(This happened in September, two years ago.) Once, while driving on Hamline Avenue on a tepid, stuffy night that made the streetlights wobble slowly when you squinted at them, I noticed a laundromat that I had never seen before. Generally, I am attracted to laundromats, although I cannot say why or that I have ever actually been inside of one. Even the ones with red neon signs that have one letter blinked out and chipped paint on the walls are soothing to me. Because of this, when we were stopped at that vacant intersection with the quiet trees, it wasn’t terribly surprising to me when it happened like it always happens. I looked out the window and to my right was the laundromat, all bright and greenish and empty in the dark, and I felt, suddenly, the customary twinge of familiarity steel into the Buick and settle down beside me.
Some would refer to this as déjà vu, but I would say it was more like the feeling you get when everyone is in the family room at Christmastime. I wanted to throw open the car door dramatically and run to the laundromat and explain to everyone in the car that this place, with its orange polypropylene bucket chairs and scuffed floor, was actually where I had been raised. I would tell them that I spent my young years here chewing Fruit Stripe gum and pacing back and forth in front of the dull roar of laundering clothes. I would explain how I made up stories with my hands about the sea and ships for my little brother who always sat quietly, cross-legged, on the broken and bulging tile, watching me.
Mother would be seated with the newspaper, of course, elegant somehow in slip-on Keds, waiting for the surge of clothes. Occasionally she would look at us or look into the black circle of water that was my favorite blue blanket, Dad’s black sweatshirt with the wolf howling at the moon, and all the other navy or black clothes we owned. The swishing of wet, frothy soap and the thrumming of those shuddering appliances would unfailingly assure us that everything in the world was right. We were irrevocably safe here on the vinyl floor while women in flowered dresses and old men who had no teeth discussed Julia Child and the rainstorm coming that afternoon in a quiet murmur.
Well, I don’t have a brother, and that night, I had no story to recount regarding the idyllic romanticism of being brought up amidst thirty laundry machines back in the nineties.
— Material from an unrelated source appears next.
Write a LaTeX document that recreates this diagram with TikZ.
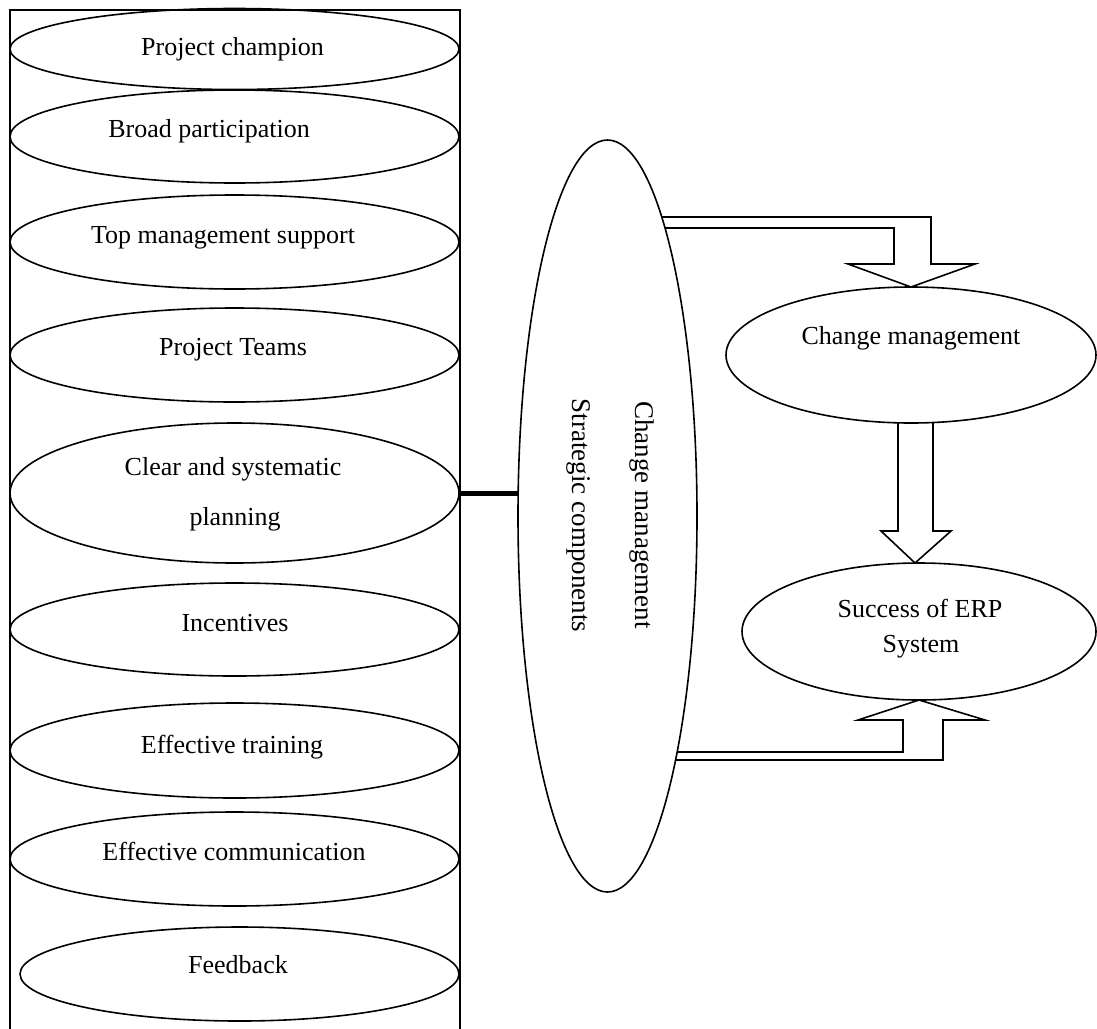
\documentclass[tikz,border=0pt]{standalone}
\usepackage{fontspec}
\setmainfont{Liberation Serif}
\usetikzlibrary{shapes.geometric,calc}
\pgfdeclarelayer{bg}
\pgfsetlayers{bg,main}
\begin{document}
\begin{tikzpicture}[x=1pt,y=-1pt,
  lbl/.style={font=\fontsize{26}{31}\selectfont, anchor=base, inner sep=0pt},
  vlbl/.style={font=\fontsize{27}{32}\selectfont, anchor=base, inner sep=0pt, rotate=-90},
  oval/.style={draw, ellipse, line width=1.6pt, inner sep=0pt, outer sep=0pt},
  lo/.style={oval, minimum width=449pt},
  arr/.style={draw, line width=1.6pt, fill=white, line join=miter},
  link/.style={line width=5pt}]
\useasboundingbox (0,0) rectangle (1097,1028);
\clip (0,0) rectangle (1097,1028);
% container
\node[draw, line width=1.7pt, minimum width=450pt, minimum height=1060pt,
      anchor=north west, inner sep=0pt] (box) at (9,9) {};
% left ellipses
\node[lo, minimum height=81pt] (e1) at (234.5,49) {};
\node[lo, minimum height=93pt] (e2) at (234.5,136.5) {};
\node[lo, minimum height=94pt] (e3) at (234.5,242) {};
\node[lo, minimum height=94pt] (e4) at (234.5,355) {};
\node[lo, minimum height=140pt] (e5) at (234.5,493) {};
\node[lo, minimum height=93pt] (e6) at (234.5,629.5) {};
\node[lo, minimum height=95pt] (e7) at (234.5,750.5) {};
\node[lo, minimum height=94pt] (e8) at (234.5,859) {};
\node[oval, minimum width=439pt, minimum height=94pt] (e9) at (239.5,974) {};
% left labels
\node[lbl] (t1) at (232.5,55) {Project champion};
\node[lbl] (t2) at (209,137) {Broad participation};
\node[lbl] (t3) at (223,243) {Top management support};
\node[lbl] (t4) at (233,355) {Project Teams};
\node[lbl] (t5a) at (233,475) {Clear and systematic};
\node[lbl] (t5b) at (235,525) {planning};
\node[lbl] (t6) at (235,631) {Incentives};
\node[lbl] (t7) at (232,753) {Effective training};
\node[lbl] (t8) at (234,860) {Effective communication};
\node[lbl] (t9) at (238,973) {Feedback};
% central ellipse
\node[oval, fill=white, minimum width=179pt, minimum height=752pt] (cs) at (607.5,516) {};
\node[vlbl] (c1) at (635,515) {Change management};
\node[vlbl] (c2) at (572,515.5) {Strategic components};
% right ellipses
\node[oval, fill=white, minimum width=370pt, minimum height=136pt] (cm) at (911,355) {};
\node[lbl] (cmt) at (911,344) {Change management};
\node[oval, fill=white, minimum width=354pt, minimum height=137pt] (se) at (919,631.5) {};
\node[lbl] (set1) at (920,617) {Success of ERP};
\node[lbl] (set2) at (921,652) {System};
% connector
\draw[link] (e5.east) -- (e5.east -| cs.west);
% block arrows
\coordinate (dl) at ($(se.north)+(-21,0)$);
\coordinate (dr) at ($(se.north)+(14,0)$);
\begin{pgfonlayer}{bg}
\draw[arr] ($(cs.center)+(32.5,-299)$) -- ($(cm.north)+(20,-70)$)
  -- ($(cm.north)+(20,-23)$) -- ($(cm.north)+(64,-23)$) -- (cm.north)
  -- ($(cm.north)+(-63,-23)$) -- ($(cm.north)+(-17,-23)$)
  -- ($(cm.north)+(-17,-59)$) -- ($(cs.center)+(32.5,-288)$) -- cycle;
\draw[arr] (dl |- cm.center) -- ($(se.north)+(-21,-32)$) -- ($(se.north)+(-38,-32)$)
  -- ($(se.north)+(-4,0)$) -- ($(se.north)+(32,-32)$) -- ($(se.north)+(14,-32)$)
  -- (dr |- cm.center);
\draw[arr] ($(cs.center)+(32.5,236)$) -- ($(se.south)+(-16,52)$)
  -- ($(se.south)+(-16,20)$) -- ($(se.south)+(-61,20)$) -- (se.south)
  -- ($(se.south)+(66,20)$) -- ($(se.south)+(24,20)$)
  -- ($(se.south)+(24,60)$) -- ($(cs.center)+(32.5,244)$) -- cycle;
\end{pgfonlayer}
\end{tikzpicture}
\end{document}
I stayed in the car, and we drove back to the dorm with the radio blaring and the windows down.
Just because I was curious, though, that night after Hamline Avenue, I emailed my mom to find out if we had ever gone to laundromats when I was young. It felt too familiar to be all in my head.
She emailed back promptly and explained that yes, when I was two, while they were first married and living in a small apartment for a few months beneath my grandparents. During the transition from apt. to the house that they were building in the suburbs, all laundering was moved to said laundromat.
It was satisfying to know my intuition was real. Those feelings of security and comfort were there because I had actually felt them in the past.
I still feel pretty affectionate about laundromats. So... if you ever feel like adventuring to wash your clothes, I'm down.